La truffa che si prospetta ai danni del nostro popolo ha inoltre un altro pericolosissimo risvolto. La nuova legge Statutaria che si propone di approvare, continua ad essere in tutto e per tutto una proposta di Statuto regionale di stampo coloniale. Infatti, come nell’attuale Statuto, la Regione Sarda si ritrova a non avere, nelle competenze previste dalla “statutaria”, alcuna autonomia in ambito di programmazione della propria economia produttiva. Il colonialismo italiano sulla nostra terra si sviluppa appunto sul controllo pressoché totale delle nostre scelte economiche, e perciò guida qualsiasi proposta di sviluppo sui suoi propri interessi.
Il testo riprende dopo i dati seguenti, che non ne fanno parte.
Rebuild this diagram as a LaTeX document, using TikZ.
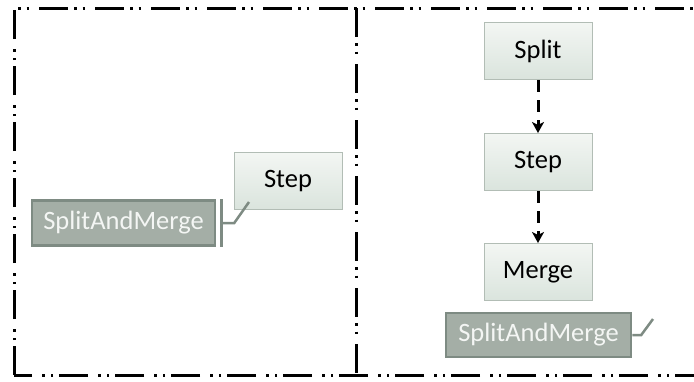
\documentclass[tikz,border=0pt]{standalone}
\usepackage{fontspec}
\setmainfont{Carlito}
\usetikzlibrary{arrows.meta,positioning}
\definecolor{BoxTop}{HTML}{F3F6F3}
\definecolor{BoxBottom}{HTML}{DAE4DD}
\definecolor{BoxLine}{HTML}{B2BDB5}
\definecolor{TagFill}{HTML}{A4AEA6}
\definecolor{TagLine}{HTML}{7E8B83}
\definecolor{TagText}{HTML}{F4F6F4}
\tikzset{
  frameline/.style={line width=3pt,dash pattern=on 29pt off 6pt on 2.5pt off 6pt on 2.5pt off 10pt},
  stepbox/.style={draw=BoxLine,line width=1pt,top color=BoxTop,bottom color=BoxBottom,minimum width=108pt,minimum height=57pt,font=\fontsize{26.5}{30}\selectfont},
  tagbox/.style={draw=TagLine,line width=2.5pt,fill=TagFill,text=TagText,minimum height=45pt,font=\fontsize{26.5}{30}\selectfont},
  flowarrow/.style={-{Stealth[length=11pt,width=12pt,inset=3pt]},line width=3pt,dash pattern=on 12pt off 8pt},
  calloutline/.style={draw=TagLine,line width=2.5pt}
}
\begin{document}
\begin{tikzpicture}[x=1pt,y=-1pt]
  \useasboundingbox (0,0) rectangle (694,381);
  % outer frame, split in two halves
  \draw[frameline] (14,375) -- (14,8) -- (720,8) -- (720,375) -- cycle;
  \draw[frameline] (356,8) -- (356,375);

  % left half: a single step tagged with its parent
  \node[stepbox] (stepL) at (288,181) {Step};
  \node[tagbox,minimum width=183pt] (tagL) at (123.5,223) {SplitAndMerge};
  \coordinate (tipL) at (249,202);
  \draw[calloutline] ([xshift=5pt]tagL.north east) -- ([xshift=5pt]tagL.south east);
  \draw[calloutline] ([xshift=5pt]tagL.east) -- ++(13,0) -- (tipL);

  % right half: the expanded split / step / merge chain
  \node[stepbox] (split) at (538,51) {Split};
  \node[stepbox] (stepR) at (538,162) {Step};
  \node[stepbox] (merge) at (538,272) {Merge};
  \node[tagbox,minimum width=185pt,minimum height=44pt] (tagR) at (538.5,335) {SplitAndMerge};
  \coordinate (tipR) at (653,319);

  \draw[flowarrow] (split) -- (stepR);
  \draw[flowarrow] (stepR) -- (merge);
  \draw[calloutline] (tagR.east) -- ++(9,0) -- (tipR);
\end{tikzpicture}
\end{document}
Interessi che, essendo funzionali al capitalismo italiano e pianificati perciò dalla classe politica e dalla borghesia italiana, nulla hanno né possono avere di vantaggioso per quelle che sono le necessità di sviluppo del nostro popolo. La nostra situazione di miseria deriva infatti dall’impostazione di stampo coloniale della nostra economia, perché l’Italia pretende che essa debba essere funzionale agli interessi della borghesia italiana e non dei lavoratori sardi. Il disastro dello “sviluppo industriale” attualmente in atto, così come la beffa del latte pagato a prezzo di acqua, così come le scelte energetiche finalizzate solo a dare elettricità all’Italia anziché lavoro ai Sardi, la rapina indiscriminata delle materie prime, sono solo alcune tra le più evidenti e vergognose operazioni di sopruso coloniale nei confronti del Popolo Sardo. Il principale garante giuridico di questa situazione è appunto lo Statuto autonomo sardo, il quale, essendo costruito secondo gli interessi dell’Italia, altro non è che uno Statuto coloniale. D’altra parte gli avversari dell’attuale Statuto regionale – coloro che ne propongono una nuova forma e che chiedono che i Sardi la ratifichino col referendum – non cambiano di una sola virgola la sostanza dell’attuale Statuto coloniale. Tutte le proposte di cambiamento riguardano infatti delle modifiche di assetto burocratico, ed esse non hanno altro interesse che quello di sedimentare il potere della servile classe politica sarda, garante del potere italiano sulla nostra terra. Nell’uno e nell’altro caso la sostanza, ovvero la gestione autonoma da parte dei Sardi delle proprie risorse economiche, rimane invariabilmente negata, affinché l’Italia possa continuare ancora indisturbata la sua opera di sfruttamento della nostra terra e della nostra gente.
Mentre le due fazioni di servi coloniali battibeccano per un si o per un no ad una formalità che è comunque permanenza del colonialismo, a Manca pro s’Indipendentzia, ancora una volta sta dalla parte del Popolo Lavoratore Sardo ed in totale antitesi con la classe politica italianista. Andando alla radice del problema, superando l’inganno di un si o di un no ad un referendum che, comunque sia, prevede la permanenza dello sfruttamento italiano in terra nostra, a Manca pro s’Indipendentzia chiama la parte sana del proprio popolo, quella che ogni giorno sopporta il peso del colonialismo e dello sfruttamento, a non cadere nel nuovo tranello ordito dai nemici della Nazione Sarda.
Per questo a M. p. I. propone una astensione consapevole, attiva e di massa al referendum coloniale, invita tutti i Sardi a ribellarsi all’ennesimo inganno e a difendere la propria dignità nazionale di fronte alla truffa che ancora una volta viene presentata come risoluzione dei nostri problemi.
La vera risoluzione dei nostri problemi sta solo in noi stessi e nella nostra capacità di affermare unitariamente:
ASTENSIONE CONSAPEVOLE, ATTIVA E DI MASSA
GHERRA A SU COLONIALISMU!
L’UNICA SOLUZIONE E’ L’INDIPENDENZA!